The answer for the wide variances in Ottawa is less clear: “I just don’t understand Ottawa,” Clayton remarked.
Statistics Canada found more vacant land acreage in Ottawa than Toronto, despite Ottawa being a quarter of the population of Toronto. A warning light went off in Clayton’s head when he looked the data, he said.
Though Clayton says it is “wonderful” Statistics Canada has started to collect vacant land data, he said the methodology needs more refinement.
“It’s important that everyone gets on the same basis.”
Without an agreed-upon set of data, it could have implications on the ability of the municipalities and developers to provide housing supply, he continued.
The effect on housing
Local research on vacant land is important for homebuilding, Clayton said. Without accurate data on land that is zoned and serviced, housing cannot be built.
Clayton said Statistics Canada’s data does not cover whether the land is shovel-ready, and there has been no comprehensive study of land in the Greater Toronto Area since 2003, unlike Ottawa which publishes annual reports on land.

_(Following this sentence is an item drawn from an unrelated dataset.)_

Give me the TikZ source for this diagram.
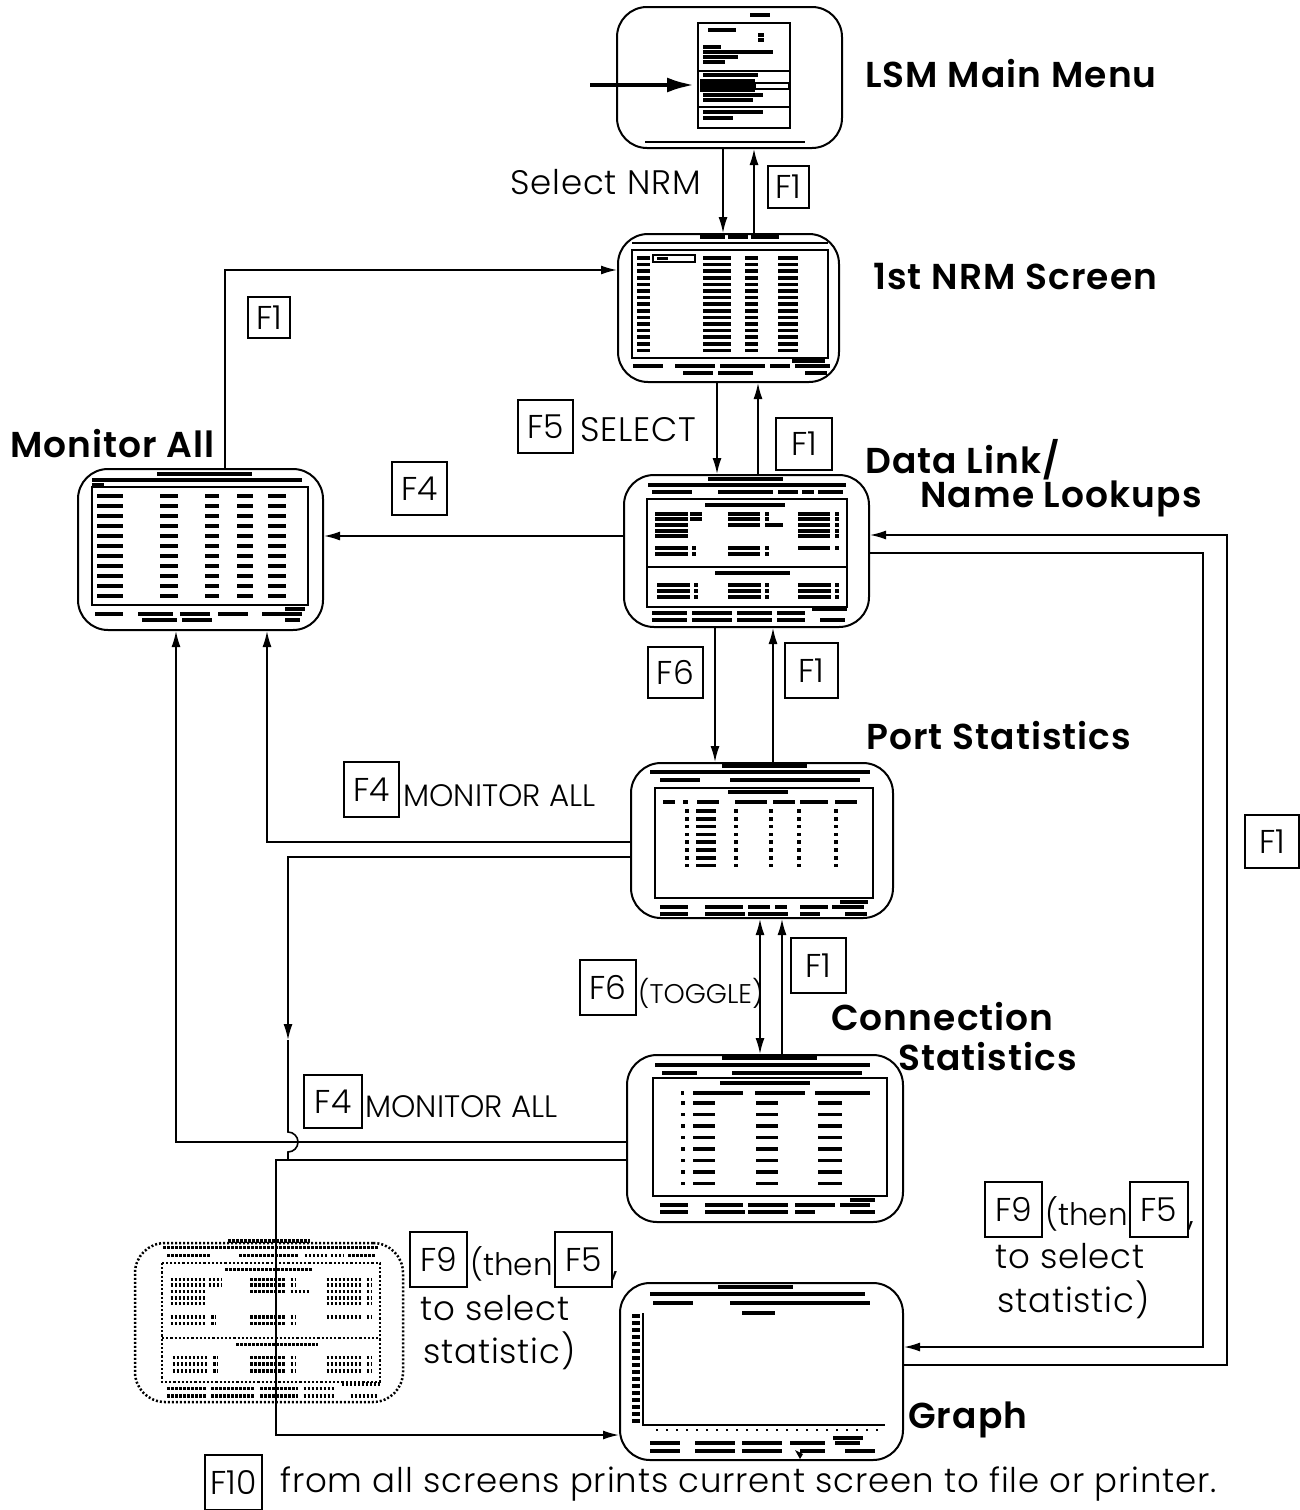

Having a better view of land supply pays dividends for housing supply and cost, Clayton said. Using RBC’s report on homeownership affordability, he compared Toronto and Ottawa. Ottawa’s affordability remained stable until fairly recently, but Toronto’s skyrocketed beginning in 2005.
The difference is attributable to how the City of Ottawa’s boundaries were, until recently, the same as the boundaries in the CMA. Toronto, on the other hand, has no municipal body that plans on a regional basis and no land data collection for CMA, he said.
Ottawa’s planning encourages city planners and politicians to think about the overall regional market, which means it can forecast demand and identify land shortages more quickly.
“You gotta measure, to manage things,” he quipped.
Clayton also said Ottawa is not affected by Growth Plan for the Greater Golden Horseshoe unlike Toronto, which means Ottawa is not impacted by a plan that changes with shifts in provincial governments.
Solutions for the disparity
To correct this identified disparity, Clayton recommends Statistics Canada “launch a research inquiry to improve its understanding of what is included in the vacant residential land estimates obtained from its data sources and how they relate to vacant land estimates as used in land-use planning.”
But he does concede in the report it is Statistics Canada’s first attempt at quantifying greenfield land available for housing construction. It may develop into a more comprehensive dataset for vacant residential land in the future which includes information on land at various stages of the planning process, for example.